#### INFORMATION PROVIDED

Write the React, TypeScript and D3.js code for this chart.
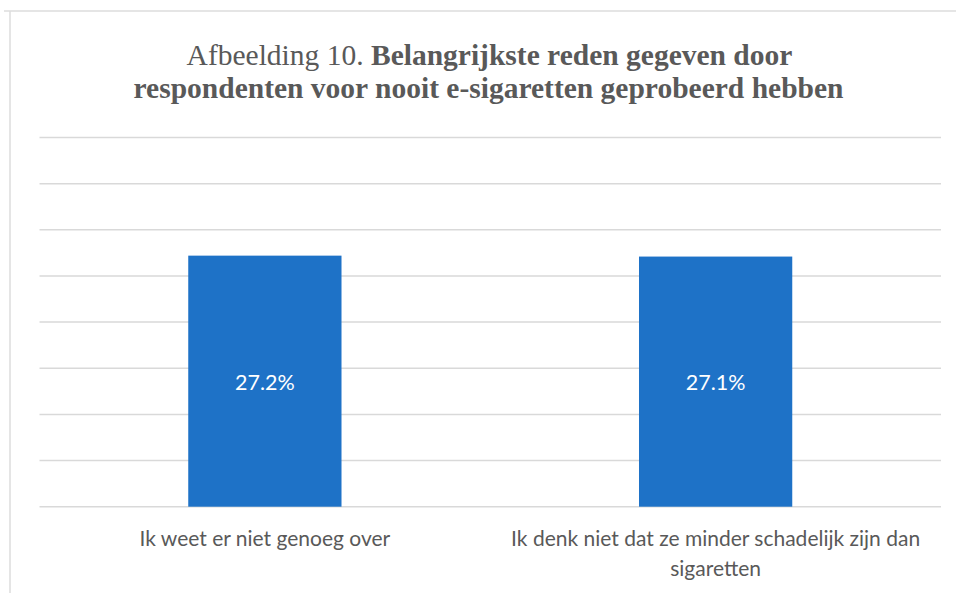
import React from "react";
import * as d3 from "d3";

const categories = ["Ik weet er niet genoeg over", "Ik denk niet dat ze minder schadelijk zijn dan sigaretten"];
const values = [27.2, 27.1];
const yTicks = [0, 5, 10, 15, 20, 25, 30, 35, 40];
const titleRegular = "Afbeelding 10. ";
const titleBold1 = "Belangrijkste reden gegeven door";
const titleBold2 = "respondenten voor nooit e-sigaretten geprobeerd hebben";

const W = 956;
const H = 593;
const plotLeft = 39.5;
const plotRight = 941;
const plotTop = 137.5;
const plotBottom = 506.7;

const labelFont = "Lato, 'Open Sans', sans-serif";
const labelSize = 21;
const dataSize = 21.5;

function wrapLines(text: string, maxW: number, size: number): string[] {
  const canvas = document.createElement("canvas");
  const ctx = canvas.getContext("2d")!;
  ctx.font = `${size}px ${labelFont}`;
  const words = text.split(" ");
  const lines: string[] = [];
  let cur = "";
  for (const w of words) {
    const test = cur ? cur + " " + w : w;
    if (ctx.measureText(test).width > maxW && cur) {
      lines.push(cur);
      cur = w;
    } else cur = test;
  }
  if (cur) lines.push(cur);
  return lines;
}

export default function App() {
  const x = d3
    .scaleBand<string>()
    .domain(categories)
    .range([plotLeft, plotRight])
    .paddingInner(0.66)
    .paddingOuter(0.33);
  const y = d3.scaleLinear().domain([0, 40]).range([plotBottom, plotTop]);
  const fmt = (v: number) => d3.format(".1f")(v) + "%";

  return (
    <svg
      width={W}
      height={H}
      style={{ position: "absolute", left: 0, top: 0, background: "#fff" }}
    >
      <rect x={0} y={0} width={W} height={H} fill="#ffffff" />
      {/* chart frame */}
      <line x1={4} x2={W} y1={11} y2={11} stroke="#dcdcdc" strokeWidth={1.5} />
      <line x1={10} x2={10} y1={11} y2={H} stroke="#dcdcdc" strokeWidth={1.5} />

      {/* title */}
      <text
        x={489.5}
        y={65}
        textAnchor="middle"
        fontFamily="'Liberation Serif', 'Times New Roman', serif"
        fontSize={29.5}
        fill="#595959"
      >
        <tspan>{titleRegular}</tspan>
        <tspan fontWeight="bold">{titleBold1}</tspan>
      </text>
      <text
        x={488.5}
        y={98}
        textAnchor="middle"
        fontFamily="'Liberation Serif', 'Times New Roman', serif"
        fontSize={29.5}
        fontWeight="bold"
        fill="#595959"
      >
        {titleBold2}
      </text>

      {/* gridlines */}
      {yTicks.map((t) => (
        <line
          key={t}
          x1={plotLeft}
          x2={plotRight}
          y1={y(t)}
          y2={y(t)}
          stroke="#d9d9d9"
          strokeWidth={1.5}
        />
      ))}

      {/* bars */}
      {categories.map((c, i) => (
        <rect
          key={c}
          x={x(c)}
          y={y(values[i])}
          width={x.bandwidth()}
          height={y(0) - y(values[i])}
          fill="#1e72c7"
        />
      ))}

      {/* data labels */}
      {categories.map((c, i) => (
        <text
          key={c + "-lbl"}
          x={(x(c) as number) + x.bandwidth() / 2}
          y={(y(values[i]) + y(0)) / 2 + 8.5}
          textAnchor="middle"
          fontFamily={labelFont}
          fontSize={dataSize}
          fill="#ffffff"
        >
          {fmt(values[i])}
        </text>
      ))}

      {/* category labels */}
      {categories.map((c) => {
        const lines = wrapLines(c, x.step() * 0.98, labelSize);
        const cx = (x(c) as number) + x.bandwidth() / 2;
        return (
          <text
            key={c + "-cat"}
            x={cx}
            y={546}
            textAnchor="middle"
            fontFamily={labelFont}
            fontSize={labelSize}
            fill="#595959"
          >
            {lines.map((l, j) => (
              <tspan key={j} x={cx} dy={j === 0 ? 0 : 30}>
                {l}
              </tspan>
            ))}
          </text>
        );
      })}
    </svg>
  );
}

########

Leave out the pictures and print every line of the data exactly.

OUTPUT BELOW:
Write the React, TypeScript and D3.js code for this chart.
import React from "react";
import * as d3 from "d3";

const categories = ["Ik weet er niet genoeg over", "Ik denk niet dat ze minder schadelijk zijn dan sigaretten"];
const values = [27.2, 27.1];
const yTicks = [0, 5, 10, 15, 20, 25, 30, 35, 40];
const titleRegular = "Afbeelding 10. ";
const titleBold1 = "Belangrijkste reden gegeven door";
const titleBold2 = "respondenten voor nooit e-sigaretten geprobeerd hebben";

const W = 956;
const H = 593;
const plotLeft = 39.5;
const plotRight = 941;
const plotTop = 137.5;
const plotBottom = 506.7;

const labelFont = "Lato, 'Open Sans', sans-serif";
const labelSize = 21;
const dataSize = 21.5;

function wrapLines(text: string, maxW: number, size: number): string[] {
  const canvas = document.createElement("canvas");
  const ctx = canvas.getContext("2d")!;
  ctx.font = `${size}px ${labelFont}`;
  const words = text.split(" ");
  const lines: string[] = [];
  let cur = "";
  for (const w of words) {
    const test = cur ? cur + " " + w : w;
    if (ctx.measureText(test).width > maxW && cur) {
      lines.push(cur);
      cur = w;
    } else cur = test;
  }
  if (cur) lines.push(cur);
  return lines;
}

export default function App() {
  const x = d3
    .scaleBand<string>()
    .domain(categories)
    .range([plotLeft, plotRight])
    .paddingInner(0.66)
    .paddingOuter(0.33);
  const y = d3.scaleLinear().domain([0, 40]).range([plotBottom, plotTop]);
  const fmt = (v: number) => d3.format(".1f")(v) + "%";

  return (
    <svg
      width={W}
      height={H}
      style={{ position: "absolute", left: 0, top: 0, background: "#fff" }}
    >
      <rect x={0} y={0} width={W} height={H} fill="#ffffff" />
      {/* chart frame */}
      <line x1={4} x2={W} y1={11} y2={11} stroke="#dcdcdc" strokeWidth={1.5} />
      <line x1={10} x2={10} y1={11} y2={H} stroke="#dcdcdc" strokeWidth={1.5} />

      {/* title */}
      <text
        x={489.5}
        y={65}
        textAnchor="middle"
        fontFamily="'Liberation Serif', 'Times New Roman', serif"
        fontSize={29.5}
        fill="#595959"
      >
        <tspan>{titleRegular}</tspan>
        <tspan fontWeight="bold">{titleBold1}</tspan>
      </text>
      <text
        x={488.5}
        y={98}
        textAnchor="middle"
        fontFamily="'Liberation Serif', 'Times New Roman', serif"
        fontSize={29.5}
        fontWeight="bold"
        fill="#595959"
      >
        {titleBold2}
      </text>

      {/* gridlines */}
      {yTicks.map((t) => (
        <line
          key={t}
          x1={plotLeft}
          x2={plotRight}
          y1={y(t)}
          y2={y(t)}
          stroke="#d9d9d9"
          strokeWidth={1.5}
        />
      ))}

      {/* bars */}
      {categories.map((c, i) => (
        <rect
          key={c}
          x={x(c)}
          y={y(values[i])}
          width={x.bandwidth()}
          height={y(0) - y(values[i])}
          fill="#1e72c7"
        />
      ))}

      {/* data labels */}
      {categories.map((c, i) => (
        <text
          key={c + "-lbl"}
          x={(x(c) as number) + x.bandwidth() / 2}
          y={(y(values[i]) + y(0)) / 2 + 8.5}
          textAnchor="middle"
          fontFamily={labelFont}
          fontSize={dataSize}
          fill="#ffffff"
        >
          {fmt(values[i])}
        </text>
      ))}

      {/* category labels */}
      {categories.map((c) => {
        const lines = wrapLines(c, x.step() * 0.98, labelSize);
        const cx = (x(c) as number) + x.bandwidth() / 2;
        return (
          <text
            key={c + "-cat"}
            x={cx}
            y={546}
            textAnchor="middle"
            fontFamily={labelFont}
            fontSize={labelSize}
            fill="#595959"
          >
            {lines.map((l, j) => (
              <tspan key={j} x={cx} dy={j === 0 ? 0 : 30}>
                {l}
              </tspan>
            ))}
          </text>
        );
      })}
    </svg>
  );
}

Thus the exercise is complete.